Reproduce all the lines below exactly and omit the images.

_GIVEN DATA_
※
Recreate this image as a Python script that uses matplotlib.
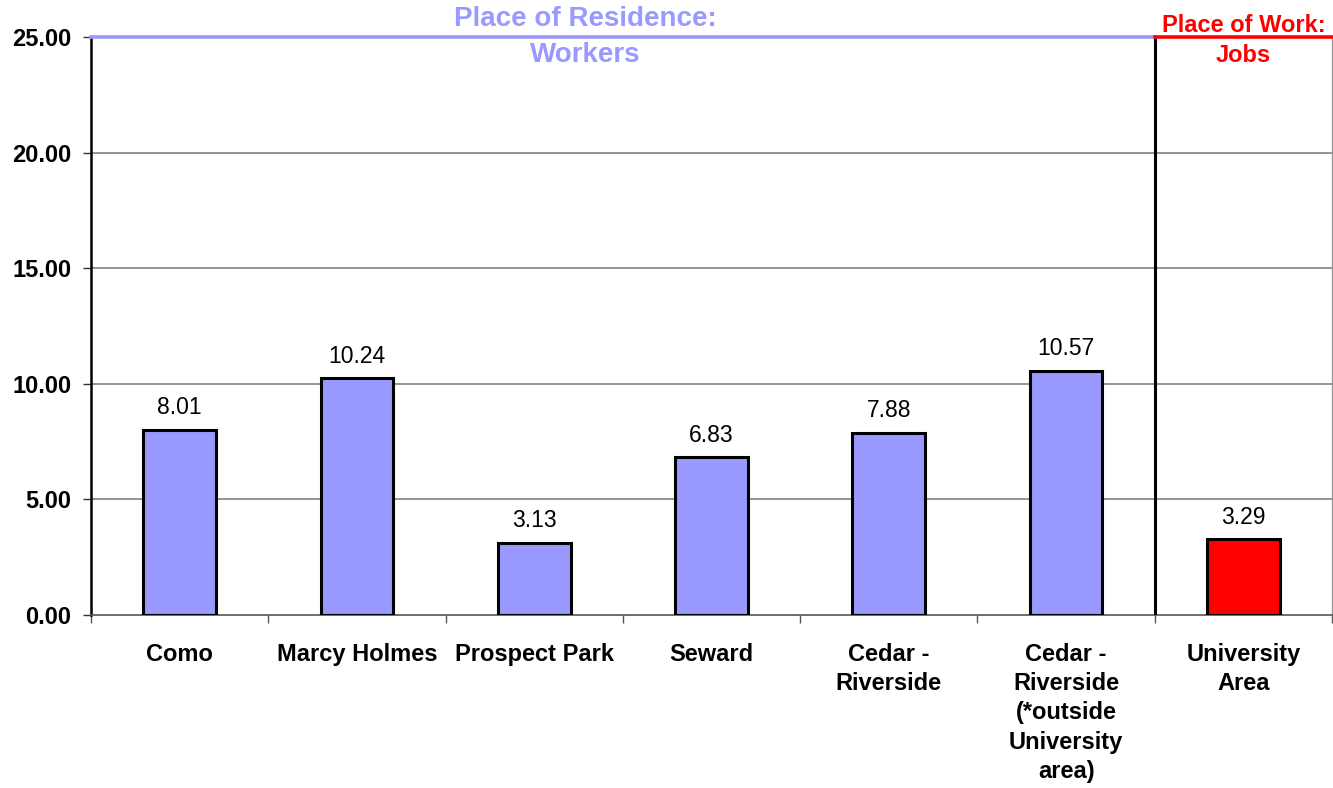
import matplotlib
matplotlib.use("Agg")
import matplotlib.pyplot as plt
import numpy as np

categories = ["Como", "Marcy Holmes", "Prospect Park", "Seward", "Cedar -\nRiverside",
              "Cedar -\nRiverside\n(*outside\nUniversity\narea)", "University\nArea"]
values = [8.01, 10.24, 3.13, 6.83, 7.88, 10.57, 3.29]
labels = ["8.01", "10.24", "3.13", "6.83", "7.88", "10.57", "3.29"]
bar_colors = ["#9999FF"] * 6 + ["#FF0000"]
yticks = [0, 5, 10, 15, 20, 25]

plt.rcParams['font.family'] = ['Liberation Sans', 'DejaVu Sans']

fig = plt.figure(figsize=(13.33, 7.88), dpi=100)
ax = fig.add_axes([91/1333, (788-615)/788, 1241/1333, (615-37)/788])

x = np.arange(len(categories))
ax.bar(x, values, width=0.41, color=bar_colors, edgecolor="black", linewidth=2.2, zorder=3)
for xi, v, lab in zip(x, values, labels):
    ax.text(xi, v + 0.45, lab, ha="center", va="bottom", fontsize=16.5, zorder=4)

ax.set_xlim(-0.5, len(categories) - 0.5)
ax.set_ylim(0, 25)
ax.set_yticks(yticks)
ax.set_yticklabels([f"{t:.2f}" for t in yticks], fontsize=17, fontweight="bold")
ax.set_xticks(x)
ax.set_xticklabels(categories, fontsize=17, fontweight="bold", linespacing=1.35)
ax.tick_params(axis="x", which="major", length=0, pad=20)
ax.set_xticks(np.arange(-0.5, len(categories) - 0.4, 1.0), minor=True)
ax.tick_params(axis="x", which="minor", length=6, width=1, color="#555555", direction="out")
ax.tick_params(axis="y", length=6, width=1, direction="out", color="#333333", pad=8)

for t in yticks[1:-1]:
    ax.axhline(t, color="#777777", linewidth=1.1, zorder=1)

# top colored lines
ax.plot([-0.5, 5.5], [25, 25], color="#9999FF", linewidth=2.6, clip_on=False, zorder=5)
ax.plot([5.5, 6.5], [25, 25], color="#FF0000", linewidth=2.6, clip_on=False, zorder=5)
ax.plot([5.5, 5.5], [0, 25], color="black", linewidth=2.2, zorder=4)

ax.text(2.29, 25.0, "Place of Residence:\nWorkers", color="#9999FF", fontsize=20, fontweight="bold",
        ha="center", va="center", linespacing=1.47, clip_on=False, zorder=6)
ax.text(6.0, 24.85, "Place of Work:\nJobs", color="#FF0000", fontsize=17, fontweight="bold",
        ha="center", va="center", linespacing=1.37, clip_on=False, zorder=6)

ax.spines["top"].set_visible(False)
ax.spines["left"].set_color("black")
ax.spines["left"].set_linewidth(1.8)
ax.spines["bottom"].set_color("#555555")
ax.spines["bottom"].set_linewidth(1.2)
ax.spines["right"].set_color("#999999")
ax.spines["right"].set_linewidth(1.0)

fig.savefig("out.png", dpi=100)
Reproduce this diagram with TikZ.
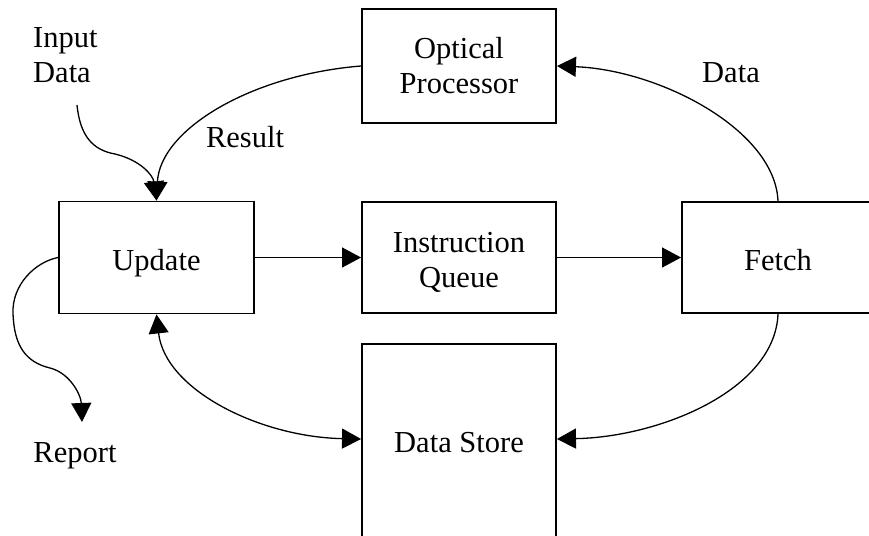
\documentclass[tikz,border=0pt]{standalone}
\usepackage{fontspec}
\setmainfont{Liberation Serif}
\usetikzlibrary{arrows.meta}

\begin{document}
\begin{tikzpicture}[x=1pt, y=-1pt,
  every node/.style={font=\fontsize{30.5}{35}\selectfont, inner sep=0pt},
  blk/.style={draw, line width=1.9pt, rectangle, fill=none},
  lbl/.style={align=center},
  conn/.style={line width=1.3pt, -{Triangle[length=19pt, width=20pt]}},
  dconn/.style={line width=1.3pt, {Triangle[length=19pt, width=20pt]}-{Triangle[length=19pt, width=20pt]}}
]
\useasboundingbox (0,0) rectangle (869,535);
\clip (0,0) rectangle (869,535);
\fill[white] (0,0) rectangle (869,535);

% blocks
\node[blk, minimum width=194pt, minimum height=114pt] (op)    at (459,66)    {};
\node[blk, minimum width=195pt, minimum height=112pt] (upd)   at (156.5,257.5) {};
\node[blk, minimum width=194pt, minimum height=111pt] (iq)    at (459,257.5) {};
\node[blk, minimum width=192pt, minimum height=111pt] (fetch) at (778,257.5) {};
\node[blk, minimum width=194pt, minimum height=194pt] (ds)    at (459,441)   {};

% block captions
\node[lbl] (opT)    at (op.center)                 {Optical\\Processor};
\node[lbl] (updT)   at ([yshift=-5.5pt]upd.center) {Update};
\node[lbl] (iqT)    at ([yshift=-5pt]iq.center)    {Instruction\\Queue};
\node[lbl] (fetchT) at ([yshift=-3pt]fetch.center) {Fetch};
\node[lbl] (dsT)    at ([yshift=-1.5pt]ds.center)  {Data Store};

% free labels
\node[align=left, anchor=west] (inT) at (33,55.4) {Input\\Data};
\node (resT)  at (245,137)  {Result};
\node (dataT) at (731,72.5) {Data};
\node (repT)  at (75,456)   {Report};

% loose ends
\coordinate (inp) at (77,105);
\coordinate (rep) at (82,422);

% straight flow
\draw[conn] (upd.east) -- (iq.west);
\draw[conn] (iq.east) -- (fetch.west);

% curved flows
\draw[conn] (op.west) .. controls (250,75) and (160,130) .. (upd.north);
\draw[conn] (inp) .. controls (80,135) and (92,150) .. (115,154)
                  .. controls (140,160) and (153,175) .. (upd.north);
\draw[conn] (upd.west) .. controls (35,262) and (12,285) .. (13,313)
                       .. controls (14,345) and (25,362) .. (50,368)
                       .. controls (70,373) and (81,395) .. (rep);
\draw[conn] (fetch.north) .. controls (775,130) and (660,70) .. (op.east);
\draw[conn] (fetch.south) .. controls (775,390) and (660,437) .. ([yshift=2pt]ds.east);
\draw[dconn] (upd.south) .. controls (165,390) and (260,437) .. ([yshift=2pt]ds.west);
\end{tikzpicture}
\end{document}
※
_EXERCISE SOLUTION_
Recreate this image as a Python script that uses matplotlib.
import matplotlib
matplotlib.use("Agg")
import matplotlib.pyplot as plt
import numpy as np

categories = ["Como", "Marcy Holmes", "Prospect Park", "Seward", "Cedar -\nRiverside",
              "Cedar -\nRiverside\n(*outside\nUniversity\narea)", "University\nArea"]
values = [8.01, 10.24, 3.13, 6.83, 7.88, 10.57, 3.29]
labels = ["8.01", "10.24", "3.13", "6.83", "7.88", "10.57", "3.29"]
bar_colors = ["#9999FF"] * 6 + ["#FF0000"]
yticks = [0, 5, 10, 15, 20, 25]

plt.rcParams['font.family'] = ['Liberation Sans', 'DejaVu Sans']

fig = plt.figure(figsize=(13.33, 7.88), dpi=100)
ax = fig.add_axes([91/1333, (788-615)/788, 1241/1333, (615-37)/788])

x = np.arange(len(categories))
ax.bar(x, values, width=0.41, color=bar_colors, edgecolor="black", linewidth=2.2, zorder=3)
for xi, v, lab in zip(x, values, labels):
    ax.text(xi, v + 0.45, lab, ha="center", va="bottom", fontsize=16.5, zorder=4)

ax.set_xlim(-0.5, len(categories) - 0.5)
ax.set_ylim(0, 25)
ax.set_yticks(yticks)
ax.set_yticklabels([f"{t:.2f}" for t in yticks], fontsize=17, fontweight="bold")
ax.set_xticks(x)
ax.set_xticklabels(categories, fontsize=17, fontweight="bold", linespacing=1.35)
ax.tick_params(axis="x", which="major", length=0, pad=20)
ax.set_xticks(np.arange(-0.5, len(categories) - 0.4, 1.0), minor=True)
ax.tick_params(axis="x", which="minor", length=6, width=1, color="#555555", direction="out")
ax.tick_params(axis="y", length=6, width=1, direction="out", color="#333333", pad=8)

for t in yticks[1:-1]:
    ax.axhline(t, color="#777777", linewidth=1.1, zorder=1)

# top colored lines
ax.plot([-0.5, 5.5], [25, 25], color="#9999FF", linewidth=2.6, clip_on=False, zorder=5)
ax.plot([5.5, 6.5], [25, 25], color="#FF0000", linewidth=2.6, clip_on=False, zorder=5)
ax.plot([5.5, 5.5], [0, 25], color="black", linewidth=2.2, zorder=4)

ax.text(2.29, 25.0, "Place of Residence:\nWorkers", color="#9999FF", fontsize=20, fontweight="bold",
        ha="center", va="center", linespacing=1.47, clip_on=False, zorder=6)
ax.text(6.0, 24.85, "Place of Work:\nJobs", color="#FF0000", fontsize=17, fontweight="bold",
        ha="center", va="center", linespacing=1.37, clip_on=False, zorder=6)

ax.spines["top"].set_visible(False)
ax.spines["left"].set_color("black")
ax.spines["left"].set_linewidth(1.8)
ax.spines["bottom"].set_color("#555555")
ax.spines["bottom"].set_linewidth(1.2)
ax.spines["right"].set_color("#999999")
ax.spines["right"].set_linewidth(1.0)

fig.savefig("out.png", dpi=100)
Reproduce this diagram with TikZ.
\documentclass[tikz,border=0pt]{standalone}
\usepackage{fontspec}
\setmainfont{Liberation Serif}
\usetikzlibrary{arrows.meta}

\begin{document}
\begin{tikzpicture}[x=1pt, y=-1pt,
  every node/.style={font=\fontsize{30.5}{35}\selectfont, inner sep=0pt},
  blk/.style={draw, line width=1.9pt, rectangle, fill=none},
  lbl/.style={align=center},
  conn/.style={line width=1.3pt, -{Triangle[length=19pt, width=20pt]}},
  dconn/.style={line width=1.3pt, {Triangle[length=19pt, width=20pt]}-{Triangle[length=19pt, width=20pt]}}
]
\useasboundingbox (0,0) rectangle (869,535);
\clip (0,0) rectangle (869,535);
\fill[white] (0,0) rectangle (869,535);

% blocks
\node[blk, minimum width=194pt, minimum height=114pt] (op)    at (459,66)    {};
\node[blk, minimum width=195pt, minimum height=112pt] (upd)   at (156.5,257.5) {};
\node[blk, minimum width=194pt, minimum height=111pt] (iq)    at (459,257.5) {};
\node[blk, minimum width=192pt, minimum height=111pt] (fetch) at (778,257.5) {};
\node[blk, minimum width=194pt, minimum height=194pt] (ds)    at (459,441)   {};

% block captions
\node[lbl] (opT)    at (op.center)                 {Optical\\Processor};
\node[lbl] (updT)   at ([yshift=-5.5pt]upd.center) {Update};
\node[lbl] (iqT)    at ([yshift=-5pt]iq.center)    {Instruction\\Queue};
\node[lbl] (fetchT) at ([yshift=-3pt]fetch.center) {Fetch};
\node[lbl] (dsT)    at ([yshift=-1.5pt]ds.center)  {Data Store};

% free labels
\node[align=left, anchor=west] (inT) at (33,55.4) {Input\\Data};
\node (resT)  at (245,137)  {Result};
\node (dataT) at (731,72.5) {Data};
\node (repT)  at (75,456)   {Report};

% loose ends
\coordinate (inp) at (77,105);
\coordinate (rep) at (82,422);

% straight flow
\draw[conn] (upd.east) -- (iq.west);
\draw[conn] (iq.east) -- (fetch.west);

% curved flows
\draw[conn] (op.west) .. controls (250,75) and (160,130) .. (upd.north);
\draw[conn] (inp) .. controls (80,135) and (92,150) .. (115,154)
                  .. controls (140,160) and (153,175) .. (upd.north);
\draw[conn] (upd.west) .. controls (35,262) and (12,285) .. (13,313)
                       .. controls (14,345) and (25,362) .. (50,368)
                       .. controls (70,373) and (81,395) .. (rep);
\draw[conn] (fetch.north) .. controls (775,130) and (660,70) .. (op.east);
\draw[conn] (fetch.south) .. controls (775,390) and (660,437) .. ([yshift=2pt]ds.east);
\draw[dconn] (upd.south) .. controls (165,390) and (260,437) .. ([yshift=2pt]ds.west);
\end{tikzpicture}
\end{document}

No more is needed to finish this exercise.